Despite the relatively small size of the role, Kostas Smoriginas lends his bombastic voice to the declamatory Herald in a way that always emanates portentousness. With no change in stability across his registers, not one command seems weaker than its predecessor. If there is the equivalent to a Greek Chorus in this piece, he seems to step into those shoes.

Glaringly fearsome in his lowest notes, Georg Zeppenfeld pumps the near-unreachable register with a dismal solemnity in the role of King Heinrich der Vogler. A clean-cut approach to the rhythms and tempi ensure that his might does not ebb.

Tasteful & Simplistic

In a tasteful but simplistic reading of the score, conductor Andris Nelsons summons the orchestra to play with finely nuanced rhythms. For the most part entrances and exits are well-timed and no one lags behind the singers. But occasionally the instrumental sections appear blatantly unfinished. Not always together, there are moments when the strings fall out of place, cascading separately like pebbles being kicked down stone steps of a beach. While there are certainly attempts in which the strings attempt to soar just like the wings of the symbolic swan, the effervescence and the languor are half-captured.
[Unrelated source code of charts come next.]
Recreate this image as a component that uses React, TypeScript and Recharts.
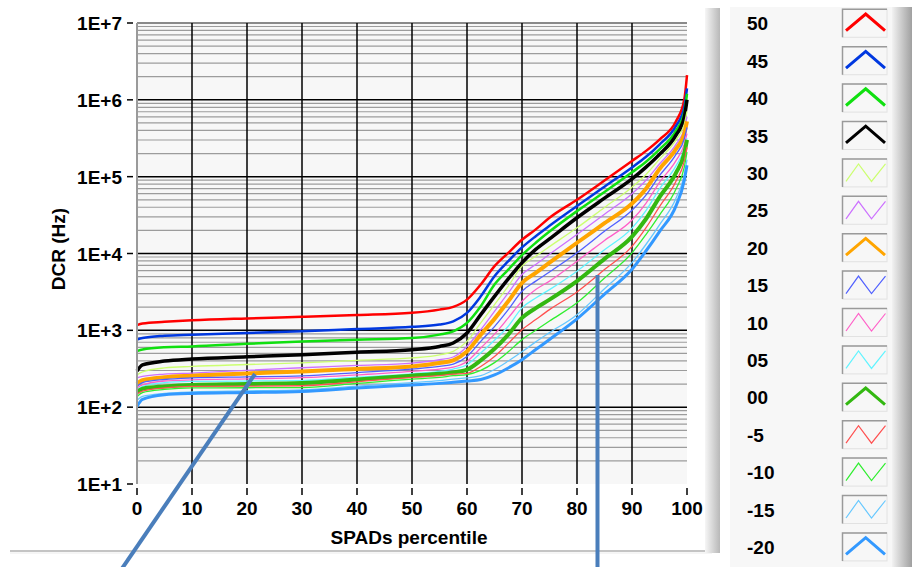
import React from 'react';
import { LineChart, Line, XAxis, YAxis, CartesianGrid, ReferenceLine, Label } from 'recharts';

// SPAD percentile (x)
const percentile = [0, 1, 5, 10, 20, 30, 40, 50, 55, 57.5, 60, 62.5, 65, 67.5, 70, 72.5, 75, 80, 85, 90, 92.5, 95, 98, 99.5, 100];

// DCR (Hz) per temperature
const dcr50 = [1170, 1230, 1290, 1350, 1430, 1500, 1580, 1690, 1860, 2020, 2510, 3950, 6840, 10200, 15100, 20600, 29200, 50100, 89100, 160000, 215000, 304000, 525000, 1000000, 2090000];
const dcr45 = [760, 794, 851, 879, 923, 970, 1040, 1110, 1190, 1310, 1690, 2770, 5060, 7940, 12000, 16800, 22900, 41400, 74100, 132000, 180000, 262000, 457000, 794000, 1410000];
const dcr40 = [537, 562, 603, 617, 668, 718, 755, 794, 879, 970, 1250, 2060, 3950, 6170, 9550, 13800, 19300, 35600, 63100, 114000, 155000, 226000, 398000, 676000, 1200000];
const dcr35 = [295, 355, 398, 423, 452, 482, 519, 560, 617, 684, 925, 1600, 2770, 4680, 7590, 11300, 15500, 29200, 52500, 93300, 132000, 195000, 347000, 589000, 1000000];
const dcr30 = [263, 288, 324, 339, 359, 378, 407, 437, 479, 532, 719, 1250, 2160, 3750, 6840, 9230, 12300, 21600, 39800, 73000, 106000, 169000, 302000, 479000, 708000];
const dcr25 = [240, 251, 269, 278, 302, 326, 349, 375, 414, 450, 617, 1020, 1770, 3070, 5320, 7190, 9770, 17700, 32400, 60000, 89100, 146000, 263000, 417000, 603000];
const dcr20 = [200, 224, 245, 257, 275, 292, 314, 339, 375, 407, 532, 879, 1410, 2390, 4150, 5600, 7590, 13800, 24800, 44700, 69200, 126000, 229000, 363000, 525000];
const dcr15 = [186, 209, 229, 240, 248, 256, 282, 313, 339, 363, 457, 719, 1120, 1860, 3230, 4370, 5750, 10200, 19500, 36600, 57000, 103000, 195000, 309000, 437000];
const dcr10 = [178, 195, 219, 227, 234, 242, 263, 292, 313, 331, 394, 589, 891, 1450, 2390, 3390, 4370, 7940, 14800, 27300, 44700, 84500, 162000, 263000, 363000];
const dcr05 = [166, 186, 209, 216, 219, 222, 245, 272, 292, 313, 357, 507, 741, 1130, 1960, 2630, 3390, 5890, 11200, 21400, 35900, 69500, 138000, 229000, 316000];
const dcr00 = [158, 174, 186, 195, 200, 206, 229, 257, 272, 283, 308, 407, 575, 879, 1450, 1950, 2510, 4370, 8510, 16600, 27900, 54300, 112000, 200000, 302000];
const dcrM5 = [148, 162, 178, 186, 188, 190, 214, 244, 257, 269, 275, 339, 457, 676, 1020, 1380, 1860, 3160, 6170, 12400, 21400, 40700, 87100, 158000, 240000];
const dcrM10 = [138, 155, 170, 178, 179, 180, 204, 232, 244, 257, 266, 302, 380, 525, 757, 1000, 1320, 2280, 4790, 10200, 17500, 31600, 69200, 132000, 209000];
const dcrM15 = [123, 138, 151, 158, 163, 168, 188, 209, 222, 232, 240, 257, 309, 398, 525, 708, 933, 1600, 3470, 7590, 13000, 23600, 52500, 105000, 166000];
const dcrM20 = [102, 126, 145, 151, 155, 160, 178, 195, 204, 211, 219, 229, 263, 324, 415, 562, 759, 1410, 2950, 6240, 10700, 19300, 41700, 89100, 141000];

const seriesLabels = ['50', '45', '40', '35', '30', '25', '20', '15', '10', '05', '00', '-5', '-10', '-15', '-20'];
const seriesValues = [dcr50, dcr45, dcr40, dcr35, dcr30, dcr25, dcr20, dcr15, dcr10, dcr05, dcr00, dcrM5, dcrM10, dcrM15, dcrM20];
const seriesColors = ['#ff0000', '#0038e0', '#10e010', '#000000', '#ccff70', '#cc70ff', '#ffa500', '#5060ff', '#ff60c8', '#60f4ff', '#33b811', '#ff5050', '#30ee30', '#66c8ff', '#3399ff'];
const seriesThick = [true, true, true, true, false, false, true, false, false, false, true, false, false, false, true];
const seriesWidths = [2.5, 2.5, 2.5, 3.5, 1.3, 1.3, 4, 1.3, 1.3, 1.3, 4, 1.3, 1.3, 1.3, 3];

const xTicks = [0, 10, 20, 30, 40, 50, 60, 70, 80, 90, 100];
const xGrid = [10, 20, 30, 40, 50, 60, 70, 80, 90];
const yTicks = [10, 100, 1000, 10000, 100000, 1000000, 10000000];
const yMajorGrid = [100, 1000, 10000, 100000, 1000000];

const minorGrid: number[] = [];
[10, 100, 1000, 10000, 100000, 1000000].forEach((d) => {
  for (let m = 2; m <= 9; m++) minorGrid.push(m * d);
});

const data = percentile.map((p, i) => {
  const row: Record<string, number> = { p };
  seriesLabels.forEach((lab, k) => {
    row['s' + lab] = seriesValues[k][i];
  });
  return row;
});

const FONT = '"Liberation Sans", Arial, sans-serif';
const fmtY = (v: number) => '1E+' + Math.round(Math.log10(v));

const YTick = (props: any) => {
  const { x, y, payload } = props;
  return (
    <g>
      <line x1={x - 10} x2={x - 4} y1={y} y2={y} stroke="#000" strokeWidth={1.5} />
      <text x={x - 15} y={y + 7} textAnchor="end" fontFamily={FONT} fontWeight={700} fontSize={19} fill="#000">
        {fmtY(payload.value)}
      </text>
    </g>
  );
};

const XTick = (props: any) => {
  const { x, y, payload } = props;
  return (
    <g>
      <line x1={x} x2={x} y1={y + 4} y2={y + 11} stroke="#000" strokeWidth={1.5} />
      <text x={x} y={y + 31} textAnchor="middle" fontFamily={FONT} fontWeight={700} fontSize={19} fill="#000">
        {payload.value}
      </text>
    </g>
  );
};

const Frame = () => (
  <svg width={912} height={567} style={{ position: 'absolute', left: 0, top: 0 }}>
    <defs>
      <linearGradient id="shadowA" x1="0" x2="1" y1="0" y2="0">
        <stop offset="0" stopColor="#f6f6f6" />
        <stop offset="1" stopColor="#b8b8b8" />
      </linearGradient>
      <linearGradient id="shadowB" x1="0" x2="1" y1="0" y2="0">
        <stop offset="0" stopColor="#f2f2f2" />
        <stop offset="1" stopColor="#a0a0a0" />
      </linearGradient>
    </defs>
    <line x1={10} x2={712} y1={551} y2={551} stroke="#c4c4c4" strokeWidth={2} />
    <line x1={10} x2={712} y1={553} y2={553} stroke="#ececec" strokeWidth={1} />
    <rect x={705} y={8} width={15} height={545} fill="url(#shadowA)" />
    <rect x={730} y={7} width={162} height={560} fill="#f7f7f7" />
    <rect x={892} y={7} width={20} height={560} fill="url(#shadowB)" />
  </svg>
);

const LegendPanel = () => (
  <svg width={912} height={567} style={{ position: 'absolute', left: 0, top: 0 }}>
    {seriesLabels.map((lab, i) => {
      const cy = 23.3 + i * 37.4;
      const pts = seriesThick[i]
        ? `846,${cy + 7.4} 865.7,${cy - 9.3} 885,${cy + 7.4}`
        : `846,${cy + 8.5} 858.5,${cy - 9} 871.5,${cy + 8.5} 885.5,${cy - 9}`;
      return (
        <g key={lab}>
          <text x={747} y={cy + 7} fontFamily={FONT} fontWeight={700} fontSize={19} fill="#000">
            {lab}
          </text>
          <rect x={842.5} y={cy - 14} width={44.5} height={28} fill="none" stroke="#e2e2e2" strokeWidth={1} />
          <polyline points={`842.5,${cy + 14} 842.5,${cy - 14} 887,${cy - 14}`} fill="none" stroke="#9a9a9a" strokeWidth={1.5} />
          <polyline
            points={pts}
            fill="none"
            stroke={seriesColors[i]}
            strokeWidth={seriesThick[i] ? 3 : 1.2}
            strokeLinejoin="miter"
          />
        </g>
      );
    })}
  </svg>
);

const Annotations = () => (
  <svg width={912} height={567} style={{ position: 'absolute', left: 0, top: 0, pointerEvents: 'none' }}>
    <line x1={255} y1={374} x2={121} y2={570} stroke="#4a7ebb" strokeWidth={4} />
    <line x1={597.5} y1={275} x2={597.5} y2={570} stroke="#4a7ebb" strokeWidth={4} />
  </svg>
);

export default function App() {
  return (
    <div style={{ position: 'absolute', left: 0, top: 0, width: 912, height: 567, background: '#fff', overflow: 'hidden' }}>
      <Frame />
      <LegendPanel />
      <div style={{ position: 'absolute', left: 0, top: 0 }}>
        <LineChart width={912} height={567} data={data} margin={{ top: 23, right: 225, bottom: 23, left: 0 }}>
          <CartesianGrid fill="#f7f7f7" horizontal={false} vertical={false} />
          {minorGrid.map((v) => (
            <ReferenceLine key={'m' + v} y={v} stroke="#9c9c9c" strokeWidth={1.2} />
          ))}
          {yMajorGrid.map((v) => (
            <ReferenceLine key={'M' + v} y={v} stroke="#000" strokeWidth={1.5} />
          ))}
          <ReferenceLine y={10000000} stroke="#8a8a8a" strokeWidth={2} />
          {xGrid.map((v) => (
            <ReferenceLine key={'x' + v} x={v} stroke="#000" strokeWidth={1.5} />
          ))}
          <XAxis
            dataKey="p"
            type="number"
            domain={[0, 100]}
            ticks={xTicks}
            interval={0}
            height={60}
            axisLine={false}
            tickLine={false}
            tickSize={0}
            tickMargin={0}
            tick={XTick}
          >
            <Label value="SPADs percentile" position="insideBottom" offset={0} dx={-3} fontFamily={FONT} fontWeight={700} fontSize={19} fill="#000" />
          </XAxis>
          <YAxis
            type="number"
            scale="log"
            domain={[10, 10000000]}
            allowDataOverflow
            ticks={yTicks}
            interval={0}
            width={137}
            axisLine={{ stroke: '#9a9a9a', strokeWidth: 2 }}
            tickLine={false}
            tickSize={0}
            tickMargin={0}
            tick={YTick}
          >
            <Label value="DCR (Hz)" position="center" angle={-90} dx={-10.5} dy={-4.5} fontFamily={FONT} fontWeight={700} fontSize={19} fill="#000" />
          </YAxis>
          {seriesLabels.map((lab, i) => (
            <Line
              key={lab}
              dataKey={'s' + lab}
              name={lab}
              type="monotone"
              stroke={seriesColors[i]}
              strokeWidth={seriesWidths[i]}
              dot={false}
              activeDot={false}
              isAnimationActive={false}
            />
          ))}
        </LineChart>
      </div>
      <Annotations />
    </div>
  );
}
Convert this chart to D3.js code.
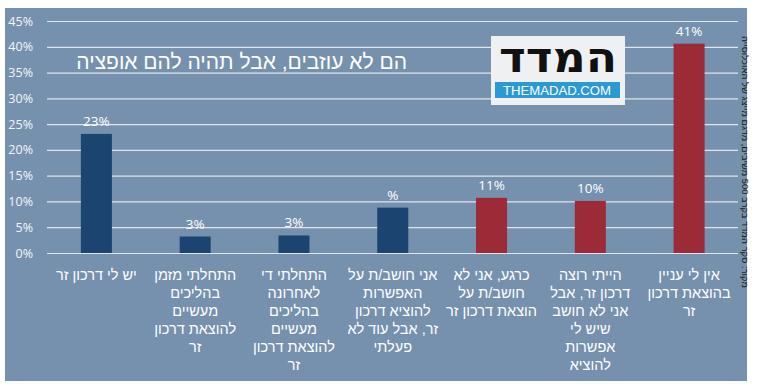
<!DOCTYPE html>
<html>
<head>
<meta charset="utf-8">
<script src="https://cdn.jsdelivr.net/npm/d3@7"></script>
<style>
  body { margin: 0; background: #fff; }
  svg { display: block; font-family: "Liberation Sans", Arial, sans-serif; }
</style>
</head>
<body>
<div id="chart"></div>
<script>
// data
const categories = [
  ["יש לי דרכון זר"],
  ["התחלתי מזמן", "בהליכים", "מעשיים", "להוצאת דרכון", "זר"],
  ["התחלתי די", "לאחרונה", "בהליכים", "מעשיים", "להוצאת דרכון", "זר"],
  ["אני חושב/ת על", "האפשרות", "להוציא דרכון", "זר, אבל עוד לא", "פעלתי"],
  ["כרגע, אני לא", "חושב/ת על", "הוצאת דרכון זר"],
  ["הייתי רוצה", "דרכון זר, אבל", "אני לא חושב", "שיש לי", "אפשרות", "להוציא"],
  ["אין לי עניין", "בהוצאת דרכון", "זר"]
];
const values = [23.1, 3.2, 3.4, 8.8, 10.7, 10.1, 40.6];
const valueLabels = ["23%", "3%", "3%", "%", "11%", "10%", "41%"];
const groups = ["blue", "blue", "blue", "blue", "red", "red", "red"];
const yTicks = [0, 5, 10, 15, 20, 25, 30, 35, 40, 45];
const title = "הם לא עוזבים, אבל תהיה להם אופציה";
const sourceNote = "מקור: סקר המדד בקרב 500 משיבים, מדגם מייצג של האוכלוסייה";

const width = 758, height = 389;
const margin = { top: 21, right: 20, bottom: 136, left: 47 };

const svg = d3.select("#chart")
  .append("svg")
  .attr("width", width)
  .attr("height", height);

// panel background
svg.append("rect")
  .attr("x", 5).attr("y", 8)
  .attr("width", 742).attr("height", 373)
  .attr("fill", "#7691ad");

const x = d3.scaleBand()
  .domain(d3.range(categories.length))
  .range([margin.left, 738.5])
  .padding(0);

const y = d3.scaleLinear()
  .domain([0, 45])
  .range([253, margin.top]);

// gridlines + y labels
const yAxis = svg.append("g")
  .attr("transform", `translate(${margin.left},0)`)
  .call(d3.axisLeft(y).tickValues(yTicks).tickSize(-(738 - margin.left)).tickFormat(d => d + "%"));
yAxis.select(".domain").remove();
yAxis.selectAll(".tick line").attr("stroke", "#dfe5ec").attr("stroke-width", 1.2);
yAxis.selectAll(".tick text")
  .attr("x", -14)
  .attr("fill", "#f4f6f8")
  .attr("font-size", 12.5)
  .attr("font-family", "'Open Sans', sans-serif");

// bars
const barW = 31;
const colors = { blue: "#1b4570", red: "#9c2a37" };
svg.append("g").selectAll("rect")
  .data(values)
  .join("rect")
  .attr("x", (d, i) => x(i) + x.bandwidth() / 2 - barW / 2)
  .attr("y", d => y(d))
  .attr("width", barW)
  .attr("height", d => y(0) - y(d))
  .attr("fill", (d, i) => colors[groups[i]]);

// value labels
svg.append("g").selectAll("text")
  .data(values)
  .join("text")
  .attr("x", (d, i) => x(i) + x.bandwidth() / 2)
  .attr("y", d => y(d) - 8)
  .attr("text-anchor", "middle")
  .attr("fill", "#ffffff")
  .attr("font-size", 13.5)
  .attr("font-family", "'Open Sans', sans-serif")
  .text((d, i) => valueLabels[i]);

// category labels
const cat = svg.append("g").selectAll("text")
  .data(categories)
  .join("text")
  .attr("text-anchor", "middle")
  .attr("direction", "rtl")
  .attr("fill", "#ffffff")
  .attr("font-size", 14.5);
cat.selectAll("tspan")
  .data((d, i) => d.map(line => ({ line, i })))
  .join("tspan")
  .attr("x", d => x(d.i) + x.bandwidth() / 2)
  .attr("y", (d, j) => 280 + j * 18)
  .text(d => d.line);

// title
svg.append("text")
  .attr("x", 407).attr("y", 69)
  .attr("text-anchor", "start")
  .attr("direction", "rtl")
  .attr("fill", "#ffffff")
  .attr("font-size", 21)
  .text(title);

// logo
const logo = svg.append("g");
logo.append("rect")
  .attr("x", 491).attr("y", 36).attr("width", 134).attr("height", 69)
  .attr("fill", "#eef0f2");
logo.append("text")
  .attr("transform", "translate(558,72) scale(1,1.2)")
  .attr("text-anchor", "middle")
  .attr("direction", "rtl")
  .attr("font-size", 35)
  .attr("font-weight", "bold")
  .attr("font-family", "'DejaVu Sans', sans-serif")
  .attr("fill", "#111")
  .attr("textLength", 118)
  .attr("lengthAdjust", "spacingAndGlyphs")
  .text("המדד");
logo.append("rect")
  .attr("x", 495).attr("y", 82).attr("width", 125).attr("height", 16)
  .attr("fill", "#2b9ad3");
logo.append("text")
  .attr("x", 557).attr("y", 95)
  .attr("text-anchor", "middle")
  .attr("font-size", 12.5)
  .attr("fill", "#ffffff")
  .attr("textLength", 108)
  .attr("lengthAdjust", "spacingAndGlyphs")
  .text("THEMADAD.COM");

// source note, vertical at right
svg.append("text")
  .attr("transform", "translate(742,162) rotate(90)")
  .attr("text-anchor", "middle")
  .attr("direction", "rtl")
  .attr("font-size", 8.5)
  .attr("fill", "#1a1a1a")
  .attr("textLength", 252)
  .attr("lengthAdjust", "spacingAndGlyphs")
  .text(sourceNote);
</script>
</body>
</html>
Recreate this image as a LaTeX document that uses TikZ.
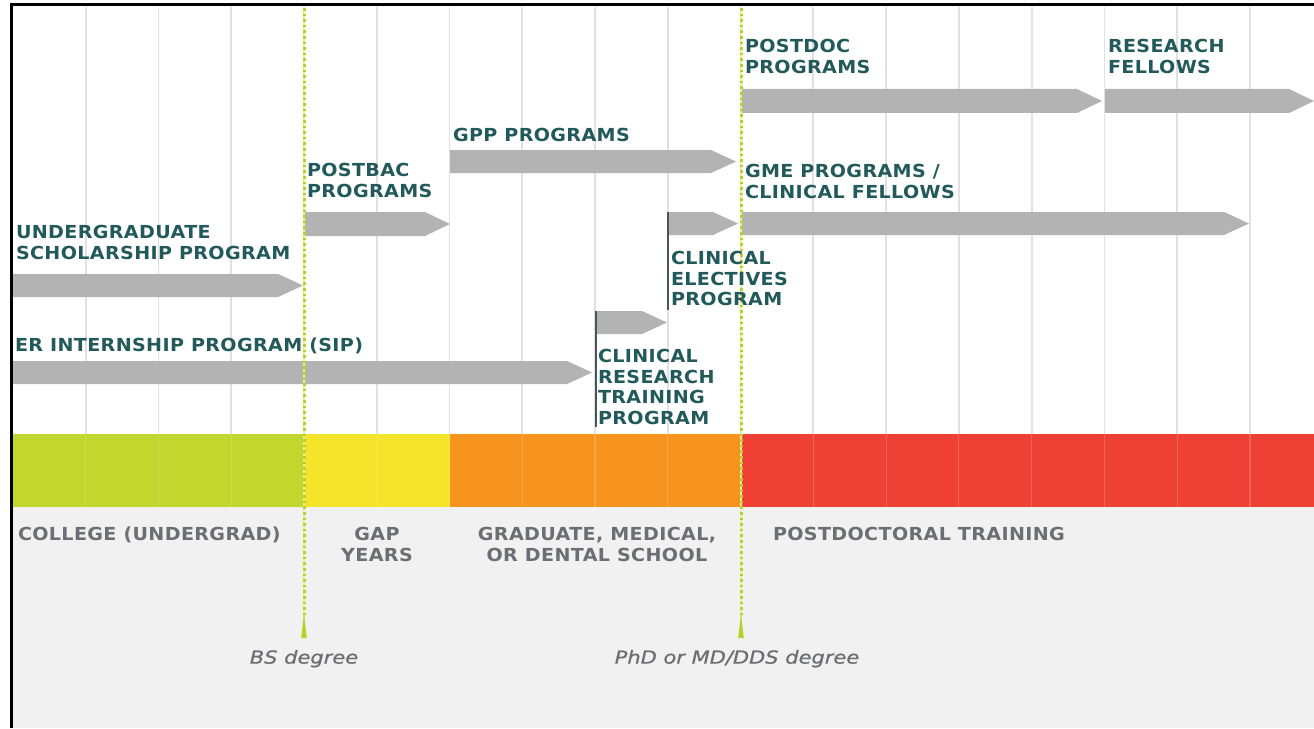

Brass are clumsy to the point that sometimes, in a disarray, they are reflective of a clan of messy car hoots during rush hour. It is respectable attempt but an incomplete reading.

Like most other elements in this production, the orchestra prefers to linger near the mundane and stay clear of the immortal realm which Wagner strived to vivify. With many technical defects – vocal and instrumental – and the visual bleakness that enshrouds the cast, these stubbornly undying myths are only half-awoken. It is easy to forget the opera is an allegory.